Opt-out of recursion to break cyclic dependencies

While the definitions of repositories have to be acyclic, and the dependency graph of the targets has to be acyclic as well, the latter need not induce a cycle-free graph on the repositories the targets come from. In other words, there might well be repositories @A and @B such that a target from @A depends on some target in @B, and some target in @B depends on a target of @A. In this case, the WORKSPACE files of @A and @B contain each other, making it a priori impossible to specify both @A and @B in a recursive workspace.

As an escape-hatch for these situations, i.e., cyclic dependencies between repositories in conjunction with the need to chose specific versions for both, we allow another magic parameter recursive to every repository rule (magic in the sense as assignments is a magic parameter that has a special meaning regardless of how the rule otherwise choses to interpret its parameters). If set to False, it will prevent recursive expansion of that repository, even in recursive syncs. For commands other than a recursive sync, this parameter is always ignored. If a rule is not recursive, it is the responsibility of the author of the global WORKSPACE file to ensure that all dependencies of the targets in that repository are added to the global workspace in some way.

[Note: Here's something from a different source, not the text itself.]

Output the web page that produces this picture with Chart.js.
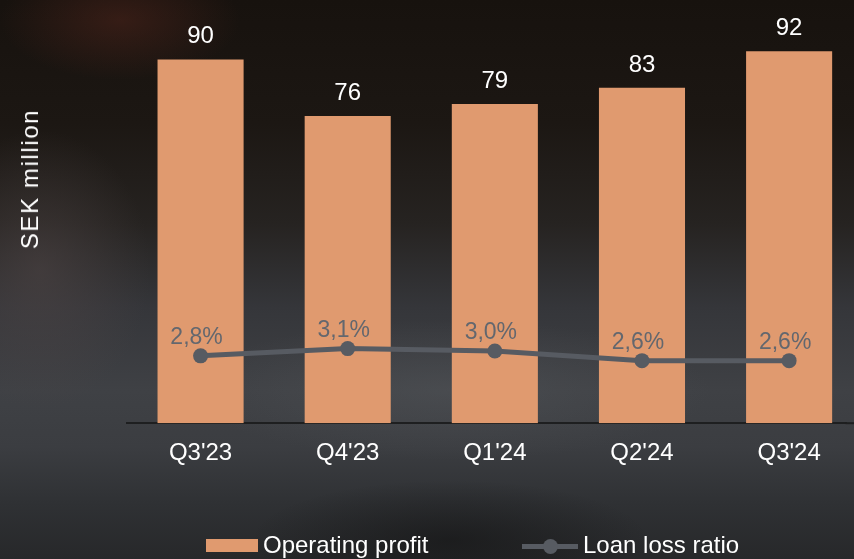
<!DOCTYPE html>
<html lang="sv">
<head>
    <meta charset="UTF-8">
    <title>Operating profit</title>
    <script src="https://cdn.jsdelivr.net/npm/chart.js"></script>
    <style>
        html, body {
            margin: 0;
            padding: 0;
            overflow: hidden;
        }
        body {
            width: 854px;
            height: 559px;
            position: relative;
            font-family: "Liberation Sans", Arial, sans-serif;
            background:
                radial-gradient(ellipse 120px 60px at 120px 20px, rgba(90, 40, 30, 0.45), rgba(0,0,0,0)),
                radial-gradient(ellipse 110px 140px at 40px 270px, rgba(80, 70, 70, 0.55), rgba(0,0,0,0)),
                radial-gradient(ellipse 260px 70px at 450px 390px, rgba(85, 88, 92, 0.45), rgba(0,0,0,0)),
                radial-gradient(ellipse 200px 60px at 450px 540px, rgba(15, 15, 15, 0.5), rgba(0,0,0,0)),
                linear-gradient(to bottom, #17120e 0%, #1c1713 22%, #262321 40%, #35363a 55%, #3f4145 70%, #3b3d41 80%, #2f3134 90%, #27282a 100%);
        }
        .chart-box {
            position: absolute;
            left: 0;
            top: 0;
            width: 854px;
            height: 559px;
        }
        .chart-box canvas {
            display: block;
        }
        .y-title {
            position: absolute;
            left: 30px;
            top: 179px;
            transform: translate(-50%, -50%) rotate(-90deg);
            color: #ffffff;
            font-size: 24px;
            letter-spacing: 1.6px;
            white-space: nowrap;
        }
        .legend {
            position: absolute;
            top: 531px;
            left: 0;
            width: 854px;
            height: 28px;
            color: #ffffff;
            font-size: 24px;
        }
        .legend span {
            position: absolute;
            top: 0;
            line-height: 28px;
        }
        .swatch {
            position: absolute;
            left: 206px;
            top: 8px;
            width: 52px;
            height: 13px;
            background: #e09a6f;
        }
        .line-key {
            position: absolute;
            left: 522px;
            top: 13px;
            width: 56px;
            height: 5px;
            background: #575b62;
        }
        .line-key::after {
            content: "";
            position: absolute;
            left: 21px;
            top: -5px;
            width: 15px;
            height: 15px;
            border-radius: 50%;
            background: #575b62;
        }
    </style>
</head>
<body>
    <div class="chart-box">
        <canvas id="profitChart" width="854" height="559"></canvas>
    </div>
    <div class="y-title">SEK million</div>
    <div class="legend">
        <div class="swatch"></div>
        <span style="left: 263px;">Operating profit</span>
        <div class="line-key"></div>
        <span style="left: 583px;">Loan loss ratio</span>
    </div>

    <script>
        // chart data
        const quarters = ["Q3'23", "Q4'23", "Q1'24", "Q2'24", "Q3'24"];
        const operatingProfit = [90, 76, 79, 83, 92];
        const loanLossRatio = [2.8, 3.1, 3.0, 2.6, 2.6];
        const ratioLabels = ['2,8%', '3,1%', '3,0%', '2,6%', '2,6%'];

        const barColor = '#e09a6f';
        const lineColor = '#575b62';
        const axisColor = '#1e1f20';

        // x is the quarter index, so the last column can run past the right edge
        const profitPoints = operatingProfit.map(function(v, i) { return { x: i, y: v }; });
        const ratioPoints = loanLossRatio.map(function(v, i) { return { x: i, y: v }; });

        // draws the numbers above bars and points
        const valueLabels = {
            id: 'valueLabels',
            afterDatasetsDraw(chart) {
                const ctx = chart.ctx;
                ctx.save();
                ctx.textAlign = 'center';
                ctx.textBaseline = 'alphabetic';

                const bars = chart.getDatasetMeta(1).data;
                ctx.fillStyle = '#ffffff';
                ctx.font = '24px "Liberation Sans", Arial, sans-serif';
                bars.forEach(function(bar, i) {
                    ctx.fillText(String(operatingProfit[i]), bar.x, bar.y - 16);
                });

                const points = chart.getDatasetMeta(0).data;
                ctx.fillStyle = '#63676e';
                ctx.font = '23px "Liberation Sans", Arial, sans-serif';
                points.forEach(function(pt, i) {
                    ctx.fillText(ratioLabels[i], pt.x - 4, pt.y - 12);
                });
                ctx.restore();
            }
        };

        // carries the axis line on to the right edge of the canvas
        const axisTail = {
            id: 'axisTail',
            afterDraw(chart) {
                const ctx = chart.ctx;
                const y = chart.scales.x.top;
                ctx.save();
                ctx.strokeStyle = axisColor;
                ctx.lineWidth = 2;
                ctx.beginPath();
                ctx.moveTo(chart.chartArea.right - 1, y);
                ctx.lineTo(chart.width, y);
                ctx.stroke();
                ctx.restore();
            }
        };

        function initChart() {
            new Chart(document.getElementById('profitChart'), {
                data: {
                    datasets: [{
                        type: 'line',
                        label: 'Loan loss ratio',
                        data: ratioPoints,
                        yAxisID: 'y2',
                        borderColor: lineColor,
                        backgroundColor: lineColor,
                        borderWidth: 5,
                        pointRadius: 7.5,
                        pointHoverRadius: 7.5,
                        pointBackgroundColor: lineColor,
                        pointBorderWidth: 0,
                        tension: 0,
                        order: 0
                    }, {
                        type: 'bar',
                        label: 'Operating profit',
                        data: profitPoints,
                        yAxisID: 'y',
                        backgroundColor: barColor,
                        borderWidth: 0,
                        categoryPercentage: 1,
                        barPercentage: 0.585,
                        order: 1
                    }]
                },
                options: {
                    responsive: false,
                    animation: false,
                    layout: {
                        padding: { left: 127, right: 0, top: 19, bottom: 83 }
                    },
                    plugins: {
                        legend: { display: false },
                        tooltip: { enabled: false }
                    },
                    scales: {
                        x: {
                            type: 'linear',
                            min: -0.5,
                            max: 4.39,
                            offset: false,
                            grid: { display: false },
                            border: { display: true, color: axisColor, width: 2 },
                            afterBuildTicks: function(scale) {
                                scale.ticks = quarters.map(function(q, i) { return { value: i }; });
                            },
                            ticks: {
                                color: '#ffffff',
                                padding: 8,
                                autoSkip: false,
                                maxRotation: 0,
                                font: { family: '"Liberation Sans", Arial, sans-serif', size: 24 },
                                callback: function(value) {
                                    return quarters[value];
                                }
                            }
                        },
                        y: {
                            display: false,
                            min: 0,
                            max: 100
                        },
                        y2: {
                            display: false,
                            position: 'right',
                            min: 0,
                            max: 16.8
                        }
                    }
                },
                plugins: [valueLabels, axisTail]
            });
        }

        document.addEventListener('DOMContentLoaded', function() {
            initChart();
        });
    </script>
</body>
</html>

Support for resolved files in direct dependencies

This design basically proposes using resolved files as a checked-in cache for the depth-first traversal of the dependency graph. Now, if a direct dependency has a resolved file already, it might be desirable to use that instead of recursively traversing its WORKSPACE file. First of all, this would be faster, as fewer repositories would have to bloaded. Second, and more importantly, the commited resolved file might contain a well tested snapshot of the needed dependencies that works well together. So, to allow supporting reusing resolved files in dependencies, we allow the recursive parameter to be a string as well. If it is, and a file with that name exists relative to the top of the external repository, then this file is read as a resolved file instead of recursively interpreting the WORKSPACE in this repository.